La testimonianza di un medico che si è riscoperto paziente, e per il quale «la malattia è stata ed è una risorsa», ha avviato ieri sera, 24 febbraio, il corso di formazione on-line “Un di più di vicinanza”, curato dall’Ufficio per la pastorale sanitaria del Vicariato. «In questo tempo di Quaresima, per cinque settimane, vogliamo metterci in ascolto dell’esperienza con la malattia e del percorso di vita degli altri e di noi stessi», ha spiegato il vescovo ausiliare Paolo Ricciardi, delegato per la pastorale sanitaria, in apertura del primo appuntamento rivolto a volontari ospedalieri, medici, infermieri e a tutti coloro che «si fanno carico dei malati, stabilendo una relazione di fiducia». Per i prossimi 4 mercoledì sono previste le testimonianze di un sacerdote affetto da una malattia fin dall’infanzia, di una persona interessata dai disturbi dell’alimentazione, di un’altra colpita da una patologia rara e infine di una coppia di genitori che hanno accompagnato il loro figlio nella malattia e fino alla morte.
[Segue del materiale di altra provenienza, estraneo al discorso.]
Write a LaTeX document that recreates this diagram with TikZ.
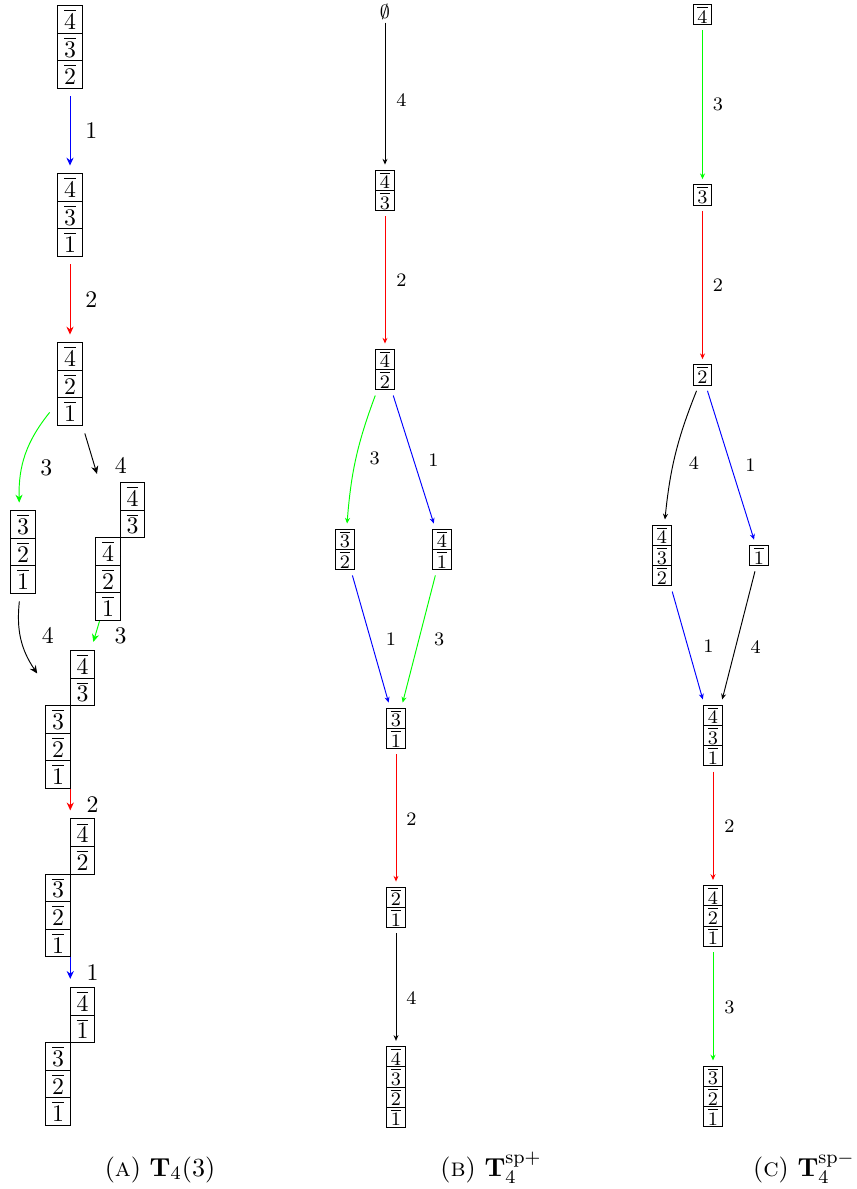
\documentclass[tikz,border=0pt]{standalone}
\usetikzlibrary{positioning, fit, shapes.multipart, arrows.meta}
\newcommand{\ob}[1]{$\overline{#1}$}

\begin{document}
\begin{tikzpicture}[x=0.42pt, y=-0.42pt]
		\tikzset{tab/.style={rectangle split, draw, inner xsep=0pt, inner ysep=1.37pt, minimum width=10.3pt, outer sep=3.4pt}};
		\tikzset{skw/.style={tab, outer sep=0pt}};
		\tikzset{stab/.style={tab, font=\footnotesize, inner ysep=0.47pt, minimum width=7.7pt, outer sep=2.4pt}};
		\tikzset{lbl/.style={inner sep=0pt, text=black}, slbl/.style={lbl, font=\footnotesize}};
		\tikzset{arr/.style={-{Stealth[length=3.3pt, width=3pt]}}, sarr/.style={-{Stealth[length=2.4pt, width=2.1pt]}}};
		\tikzset{captxt/.style={font=\fontsize{10.95}{13}\selectfont, inner sep=0pt}};

		\useasboundingbox (0,0) rectangle (857,1189);

		% (A)
		\node[tab, rectangle split parts=3] (t1) at (70,47) {\ob{4}\nodepart{two}\ob{3}\nodepart{three}\ob{2}};
		\node[tab, rectangle split parts=3] (t2) at (70,215) {\ob{4}\nodepart{two}\ob{3}\nodepart{three}\ob{1}};
		\node[tab, rectangle split parts=3] (t3) at (70,384) {\ob{4}\nodepart{two}\ob{2}\nodepart{three}\ob{1}};
		\node[tab, rectangle split parts=3] (t4) at (23,552) {\ob{3}\nodepart{two}\ob{2}\nodepart{three}\ob{1}};

		\node[skw, rectangle split parts=3] (t5l) at (108,579) {\ob{4}\nodepart{two}\ob{2}\nodepart{three}\ob{1}};
		\node[skw, rectangle split parts=2, anchor=south west] (t5r) at (t5l.north east) {\ob{4}\nodepart{two}\ob{3}};
		\node[fit=(t5l)(t5r), inner sep=3.4pt] (t5) {};

		\node[skw, rectangle split parts=3] (t6l) at (58,747) {\ob{3}\nodepart{two}\ob{2}\nodepart{three}\ob{1}};
		\node[skw, rectangle split parts=2, anchor=south west] (t6r) at (t6l.north east) {\ob{4}\nodepart{two}\ob{3}};
		\node[fit=(t6l)(t6r), inner sep=3.4pt] (t6) {};

		\node[skw, rectangle split parts=3] (t7l) at (58,915.5) {\ob{3}\nodepart{two}\ob{2}\nodepart{three}\ob{1}};
		\node[skw, rectangle split parts=2, anchor=south west] (t7r) at (t7l.north east) {\ob{4}\nodepart{two}\ob{2}};
		\node[fit=(t7l)(t7r), inner sep=3.4pt] (t7) {};

		\node[skw, rectangle split parts=3] (t8l) at (58,1084) {\ob{3}\nodepart{two}\ob{2}\nodepart{three}\ob{1}};
		\node[skw, rectangle split parts=2, anchor=south west] (t8r) at (t8l.north east) {\ob{4}\nodepart{two}\ob{1}};
		\node[fit=(t8l)(t8r), inner sep=3.4pt] (t8) {};

		\draw[arr, blue] (t1) -- node[lbl, right=6.3pt] (la1) {$1$} (t2);
		\draw[arr, red] (t2) -- node[lbl, right=6.3pt] (la2) {$2$} (t3);
		\draw[arr, green] (t3) to[bend right=20] node[lbl, pos=.65, right=7.6pt] (la3) {$3$} (t4);
		\draw[arr] (t3) -- node[lbl, pos=.79, right=8.4pt] (la4) {$4$} (t5);
		\draw[arr] (t4) to[bend right=20] node[lbl, pos=.45, right=8.9pt] (la5) {$4$} (t6);
		\draw[arr, green, shorten <=-3.4pt] (t5) -- node[lbl, pos=.53, right=8pt] (la6) {$3$} (t6);
		\draw[arr, red, shorten <=-3.4pt] (t6) -- node[lbl, pos=.56, right=6.7pt] (la7) {$2$} (t7);
		\draw[arr, blue, shorten <=-3.4pt] (t7) -- node[lbl, pos=.53, right=6.7pt] (la8) {$1$} (t8);

		% (B)
		\node[font=\footnotesize, inner sep=1pt] (b1) at (385,12) {$\emptyset$};
		\node[stab, rectangle split parts=2] (b2) at (385,190.5) {\ob{4}\nodepart{two}\ob{3}};
		\node[stab, rectangle split parts=2] (b3) at (385,369.5) {\ob{4}\nodepart{two}\ob{2}};
		\node[stab, rectangle split parts=2] (b4) at (345,549.5) {\ob{3}\nodepart{two}\ob{2}};
		\node[stab, rectangle split parts=2] (b5) at (442,549.5) {\ob{4}\nodepart{two}\ob{1}};
		\node[stab, rectangle split parts=2] (b6) at (396,728.5) {\ob{3}\nodepart{two}\ob{1}};
		\node[stab, rectangle split parts=2] (b7) at (396,907.5) {\ob{2}\nodepart{two}\ob{1}};
		\node[stab, rectangle split parts=4] (b8) at (396,1087) {\ob{4}\nodepart{two}\ob{3}\nodepart{three}\ob{2}\nodepart{four}\ob{1}};

		\draw[sarr] (b1) -- node[slbl, pos=.55, right=4.6pt] (lb1) {$4$} (b2);
		\draw[sarr, red] (b2) -- node[slbl, right=4.6pt] (lb2) {$2$} (b3);
		\draw[sarr, green] (b3) to[bend right=8] node[slbl, right=5.5pt] (lb3) {$3$} (b4);
		\draw[sarr, blue] (b3) -- node[slbl, pos=.51, right=5.9pt] (lb4) {$1$} (b5);
		\draw[sarr, blue] (b4) -- node[slbl, right=6.3pt] (lb5) {$1$} (b6);
		\draw[sarr, green] (b5) -- node[slbl, right=6.1pt] (lb6) {$3$} (b6);
		\draw[sarr, red] (b6) -- node[slbl, pos=.51, right=4.2pt] (lb7) {$2$} (b7);
		\draw[sarr] (b7) -- node[slbl, pos=.6, right=4.2pt] (lb8) {$4$} (b8);

		% (C)
		\node[stab, rectangle split parts=1] (c1) at (702.5,14.5) {\ob{4}};
		\node[stab, rectangle split parts=1] (c2) at (702.5,195) {\ob{3}};
		\node[stab, rectangle split parts=1] (c3) at (702.5,375) {\ob{2}};
		\node[stab, rectangle split parts=3] (c4) at (662,555.5) {\ob{4}\nodepart{two}\ob{3}\nodepart{three}\ob{2}};
		\node[stab, rectangle split parts=1] (c5) at (759,555.5) {\ob{1}};
		\node[stab, rectangle split parts=3] (c6) at (713,735.5) {\ob{4}\nodepart{two}\ob{3}\nodepart{three}\ob{1}};
		\node[stab, rectangle split parts=3] (c7) at (713,916) {\ob{4}\nodepart{two}\ob{2}\nodepart{three}\ob{1}};
		\node[stab, rectangle split parts=3] (c8) at (713,1096.5) {\ob{3}\nodepart{two}\ob{2}\nodepart{three}\ob{1}};

		\draw[sarr, green] (c1) -- node[slbl, right=4.2pt] (lc1) {$3$} (c2);
		\draw[sarr, red] (c2) -- node[slbl, right=4.2pt] (lc2) {$2$} (c3);
		\draw[sarr] (c3) to[bend right=8] node[slbl, pos=.58, right=6.3pt] (lc3) {$4$} (c4);
		\draw[sarr, blue] (c3) -- node[slbl, right=5.9pt] (lc4) {$1$} (c5);
		\draw[sarr, blue] (c4) -- node[slbl, pos=.51, right=6.3pt] (lc5) {$1$} (c6);
		\draw[sarr] (c5) -- node[slbl, pos=.59, right=6.1pt] (lc6) {$4$} (c6);
		\draw[sarr, red] (c6) -- node[slbl, pos=.51, right=4.6pt] (lc7) {$2$} (c7);
		\draw[sarr, green] (c7) -- node[slbl, pos=.51, right=4.6pt] (lc8) {$3$} (c8);

		% captions
		\node[captxt, anchor=base] (capa) at (160,1176) {(\textsc{a}) $\mathbf{T}_4(3)$};
		\node[captxt, anchor=base] (capb) at (491,1176) {(\textsc{b}) $\mathbf{T}_4^{\mathrm{sp}+}$};
		\node[captxt, anchor=base east] (capc) at (855,1176) {(\textsc{c}) $\mathbf{T}_4^{\mathrm{sp}-}$};
	\end{tikzpicture}
\end{document}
Intenso il racconto di vita, e insieme professionale, di Giorgio Conti, direttore dell’Unità operativa complessa di terapia intensiva pediatrica e del trauma center pediatrico del Policlinico universitario Agostino Gemelli. «Inizialmente ho vissuto il passaggio dall’essere medico all’essere anche paziente in modo traumatico – ha detto – ma con il passare degli anni mi sono reso conto che la malattia mi ha dato qualcosa in più, cambiando in meglio il mio modo di rapportarmi con i pazienti e con le loro famiglie». Conti, affetto da un linfoma, «una delle malattie del sangue non curabile», ha spiegato di «essere diventato un medico migliore, sicuramente più empatico», mettendo in luce la certezza che «la malattia, che mi ha tolto molto, mi ha anche insegnato molto, tanto che non sono sicuro che, potendo tornare indietro, vorrei evitarla, forse perché ho oramai imparato a conviverci».
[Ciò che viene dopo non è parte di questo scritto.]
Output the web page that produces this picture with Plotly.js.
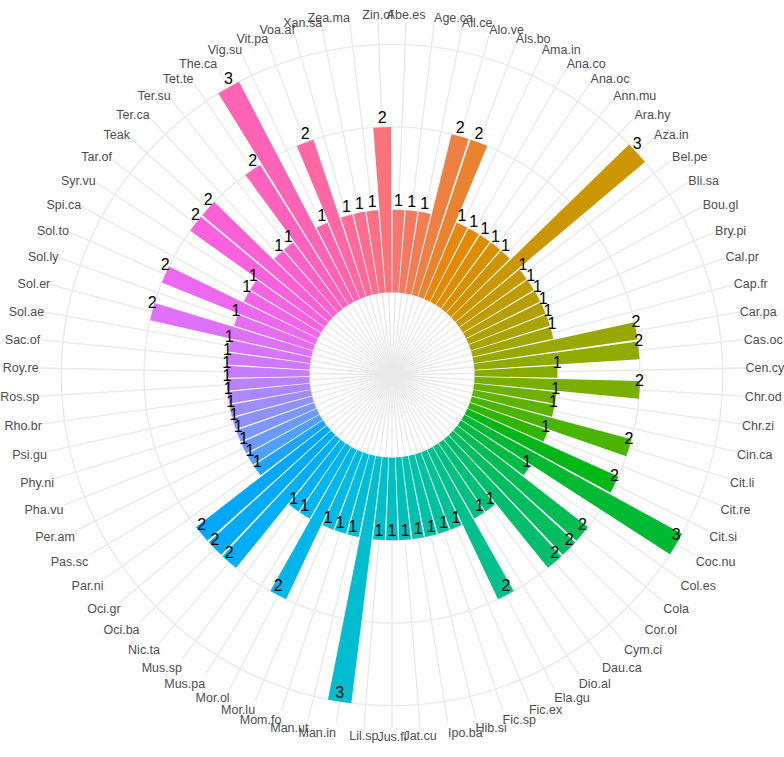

Pur ammettendo di avere paura, «perché sarei un incosciente, altrimenti, dato che so bene di che cosa sto parlando quando penso alla mia malattia, per la quale, tra l’altro, sono giunto ormai alla terza linea di cura», il medico, che è anche docente di Anestesiologia e Rianimazione all’Università Cattolica, riconosce «nella fede e nella gioia che mi procura il mio lavoro» dei motivi di forza e di sostengo imprescindibili. Da un lato, Conti si è detto «mai abbastanza grato ai miei genitori per avermi trasmesso i valori della fede», dall’altro, ha spiegato che la professione che svolge da più di 35 anni «mi emoziona ancora e mi rende felice», a tal punto che, nemmeno di fronte al Covid-19, «rischioso per me, nella mia condizione di salute», ha mai pensato di abbandonarla. «Non starò a casa e non smetterò di curare i miei pazienti – ha detto con forza -. Preferisco rischiare di morire piuttosto che lasciare i miei bambini e le loro famiglie».
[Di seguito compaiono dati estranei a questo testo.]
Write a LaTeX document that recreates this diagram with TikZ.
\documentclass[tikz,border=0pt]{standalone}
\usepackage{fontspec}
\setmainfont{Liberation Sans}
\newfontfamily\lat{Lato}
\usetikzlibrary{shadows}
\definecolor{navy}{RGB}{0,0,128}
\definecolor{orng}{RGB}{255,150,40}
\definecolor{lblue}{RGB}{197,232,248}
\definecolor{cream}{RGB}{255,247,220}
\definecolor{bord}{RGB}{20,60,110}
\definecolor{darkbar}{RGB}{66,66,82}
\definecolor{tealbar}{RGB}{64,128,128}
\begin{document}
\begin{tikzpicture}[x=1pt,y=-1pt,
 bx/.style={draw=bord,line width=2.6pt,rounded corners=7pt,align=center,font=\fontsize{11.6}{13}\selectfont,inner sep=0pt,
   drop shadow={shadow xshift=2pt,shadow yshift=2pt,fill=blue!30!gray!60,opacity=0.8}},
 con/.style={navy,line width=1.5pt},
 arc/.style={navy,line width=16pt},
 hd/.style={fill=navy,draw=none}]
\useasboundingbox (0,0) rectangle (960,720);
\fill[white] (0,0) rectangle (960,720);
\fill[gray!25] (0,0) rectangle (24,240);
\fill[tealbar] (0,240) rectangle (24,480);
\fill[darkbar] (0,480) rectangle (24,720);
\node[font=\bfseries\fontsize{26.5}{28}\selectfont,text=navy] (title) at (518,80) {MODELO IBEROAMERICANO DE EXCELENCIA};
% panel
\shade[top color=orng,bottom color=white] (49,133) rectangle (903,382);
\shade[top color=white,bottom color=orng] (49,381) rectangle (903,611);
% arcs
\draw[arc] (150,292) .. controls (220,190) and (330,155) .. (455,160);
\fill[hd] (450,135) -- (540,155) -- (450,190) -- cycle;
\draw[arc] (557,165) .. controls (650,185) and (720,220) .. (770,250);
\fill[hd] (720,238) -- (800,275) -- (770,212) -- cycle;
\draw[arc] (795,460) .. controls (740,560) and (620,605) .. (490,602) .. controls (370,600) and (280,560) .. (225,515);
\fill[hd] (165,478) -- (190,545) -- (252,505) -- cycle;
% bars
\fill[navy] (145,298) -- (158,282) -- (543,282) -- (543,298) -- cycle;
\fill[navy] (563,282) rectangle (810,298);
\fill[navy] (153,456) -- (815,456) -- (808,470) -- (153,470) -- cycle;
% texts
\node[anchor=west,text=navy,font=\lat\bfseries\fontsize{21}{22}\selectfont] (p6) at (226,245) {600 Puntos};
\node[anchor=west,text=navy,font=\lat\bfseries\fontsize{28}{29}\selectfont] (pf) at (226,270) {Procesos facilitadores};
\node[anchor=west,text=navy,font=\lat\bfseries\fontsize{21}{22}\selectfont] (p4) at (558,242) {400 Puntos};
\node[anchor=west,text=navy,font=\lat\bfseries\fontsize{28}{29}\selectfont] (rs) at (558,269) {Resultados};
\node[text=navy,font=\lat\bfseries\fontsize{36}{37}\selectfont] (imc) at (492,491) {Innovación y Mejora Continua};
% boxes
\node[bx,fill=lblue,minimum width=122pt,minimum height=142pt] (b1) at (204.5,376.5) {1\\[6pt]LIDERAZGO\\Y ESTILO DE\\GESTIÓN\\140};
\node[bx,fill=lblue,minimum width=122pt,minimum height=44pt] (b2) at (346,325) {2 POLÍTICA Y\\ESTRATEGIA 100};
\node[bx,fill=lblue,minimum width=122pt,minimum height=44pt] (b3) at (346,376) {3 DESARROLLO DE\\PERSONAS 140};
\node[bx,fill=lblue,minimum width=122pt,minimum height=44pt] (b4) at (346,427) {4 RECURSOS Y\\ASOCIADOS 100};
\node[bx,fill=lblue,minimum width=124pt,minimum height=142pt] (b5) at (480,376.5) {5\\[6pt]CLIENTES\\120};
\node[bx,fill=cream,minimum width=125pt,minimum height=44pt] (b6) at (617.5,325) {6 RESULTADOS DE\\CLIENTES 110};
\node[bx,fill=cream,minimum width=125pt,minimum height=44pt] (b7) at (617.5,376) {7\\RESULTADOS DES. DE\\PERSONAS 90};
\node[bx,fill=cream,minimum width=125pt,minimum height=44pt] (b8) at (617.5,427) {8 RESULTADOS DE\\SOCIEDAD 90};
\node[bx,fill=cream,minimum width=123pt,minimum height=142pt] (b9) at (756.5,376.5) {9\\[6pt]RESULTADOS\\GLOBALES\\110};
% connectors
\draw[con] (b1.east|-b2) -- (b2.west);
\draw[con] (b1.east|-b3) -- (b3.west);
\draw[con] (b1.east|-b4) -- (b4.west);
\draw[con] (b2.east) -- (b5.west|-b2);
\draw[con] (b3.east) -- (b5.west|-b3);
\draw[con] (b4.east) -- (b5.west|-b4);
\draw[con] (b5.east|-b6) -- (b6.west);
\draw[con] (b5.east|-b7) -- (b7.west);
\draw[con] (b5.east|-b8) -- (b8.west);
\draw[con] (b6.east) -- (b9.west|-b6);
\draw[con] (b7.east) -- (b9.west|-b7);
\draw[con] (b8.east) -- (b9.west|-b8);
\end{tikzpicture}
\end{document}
Conti ha anche sostenuto che «la malattia vissuta in prima persona mi ha insegnato come e cosa la medicina non deve essere», riferendosi alla necessità di un rapporto personale e umano tra medico e paziente. «Per tutta la vita – ha raccontato – ho cercato di insegnare ai giovani medici a non riferirsi ai malati con un numero di letto o con l’etichetta della loro patologia, poi, un giorno, nella sala d’attesa di un grande ospedale, mi sono sentito chiamare con un numero». Ancora, lo specialista del Gemelli auspica che si parli «sempre meno degli ospedali come di aziende sanitarie», perché ciò equivale a parlare di «una medicina tecnicistica, gelida, che trasmette un senso di abbandono e non certo amore né calore, come dovrebbe essere». Infine, Conti ha raccontato di come viva il momento della cura, sottoponendosi alla chemioterapia nell’ospedale nel quale lavora, ma senza privilegi di sorta, «togliendo il camice e mettendomi in fila come tutti gli altri pazienti, cercando anche di rassicurarli e sostenerli come posso».